The appendix of the book, subtitled “Form in Poetry: Would Jacob Wrestle with a Flabby Angel?” provides an assessment of Viereck’s theory of poetic “formcraft.” He asks if modern poetry is alive and has a structure, and points out that a metronome cannot feel; it is a mechanical tic. The rhythms of a lyric, however, are “the onomatopoeia of the flesh” (page 215). Life and poetry are organic recurrent vibrations. Viereck asserts that the formal poet marshals words “the way the body organizes its nervous system” (page 216). Enjambments are “synapses,” and the thump-THUMP of the heart is the iambic pentameter of rhyme. Such anatomical functions as the “inhale and exhale of breath, systole and diastole of heart, pound and pause of pulse, in and out of coition, ebb and flow of tide” are all iambics (pages 219-220). Trochees, according to Viereck, are iambics in reverse; dactyls and anapests are iambics with stutter. The Greek word for foot is iamb, the name of the scansion unit. Anatomy, then, is one of the arts, and biology forms a synthesis with poetry. Viereck maintains that rhyme should be extended into new areas of metrical and biological sensation. Poetry should be a rhythm message as well as a word message. While a word message is partly conscious and corresponds to the indicative or imperative in grammar, a rhythm message is partially unaware and is conditional or subjunctive. Poetry needs to concentrate on the nonverbal language of rhythm, which is the noncorporeal origin of form. “Strict form, in the broadest sense of ‘form,’ ” Viereck claims, “may be both creator and product of the entire immortal macrocosm (as well as the microcosmic mortal poem)” (page 223).

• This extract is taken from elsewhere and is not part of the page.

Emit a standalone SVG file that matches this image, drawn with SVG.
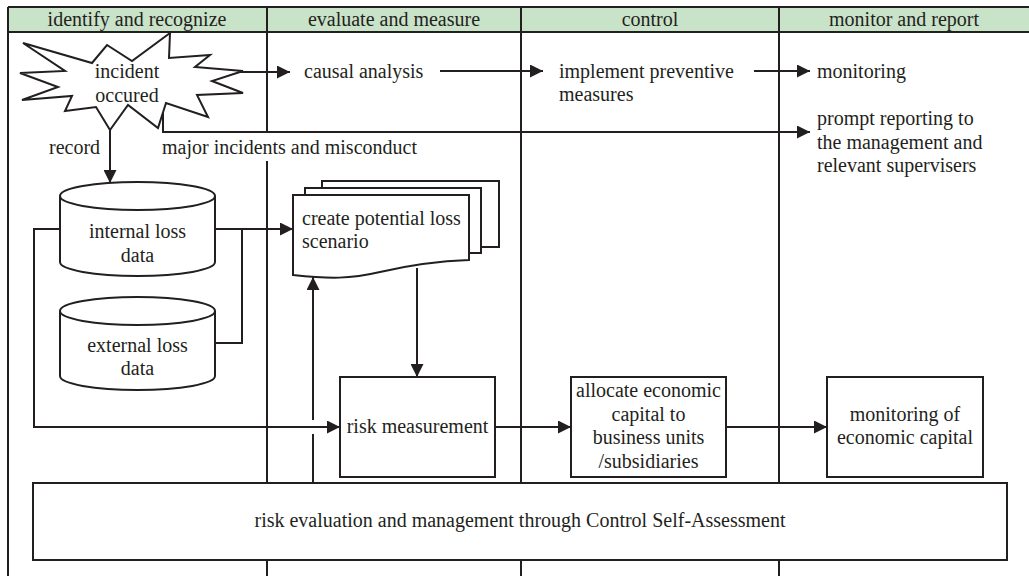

Viereck’s new form, “crisscross,” rhymes the first two syllables of each line with the last syllables of other lines or of the same line. Its intent is to counter a “sloppy neglect of opening syllables and the pompous exaggeration of closing ones” (page 224).
Crisscross rhymes form the prosodic basis of Archer in the Marrow, and as poetry is freed from the deadwood, dead-end, formless wildness that is free verse, so is man led to self-surpassing, to a strict wildness in verse that Viereck sees as emancipating and earth-rooted. In the May/June, 1988, issue of Poets & Writers, he explains:
This is why, in our post-modern era, we are witnessing a return, not to the dead mechanical “formalism,” which free verse justifiably junked, but to a living, biological, content-expressing form. For if a definition of artistic creativity be demanded…then let us define it as expressive form: form for the sake of expressing an imperfection known as humanity.
Form, then, is neither artificial nor outdated. It is holy, a part of human nature. Although many poetic forms are used throughout the book, it is crisscross that liberates. When “you” asks at the end of the poem, “What makes two rival god-lies true for us?” the answer is crisscross—the poem’s formcraft and the final appearance of “goatfoot Jesus on the village green” (page 211).
Sources for Further Study
Choice. XXV, October, 1987, p. 316.
The Christian Science Monitor. May 27, 1987, p. 19.
Library Journal. CXII, February 15, 1987, p. 150.
Los Angeles Times Book Review. June 14, 1987, p. 6.
National Review. XL, February 5, 1988, p. 55.
The New Leader. LXX, August 10, 1987, p. 16.
Publishers Weekly. CCXXXI, January 16, 1987, p. 65.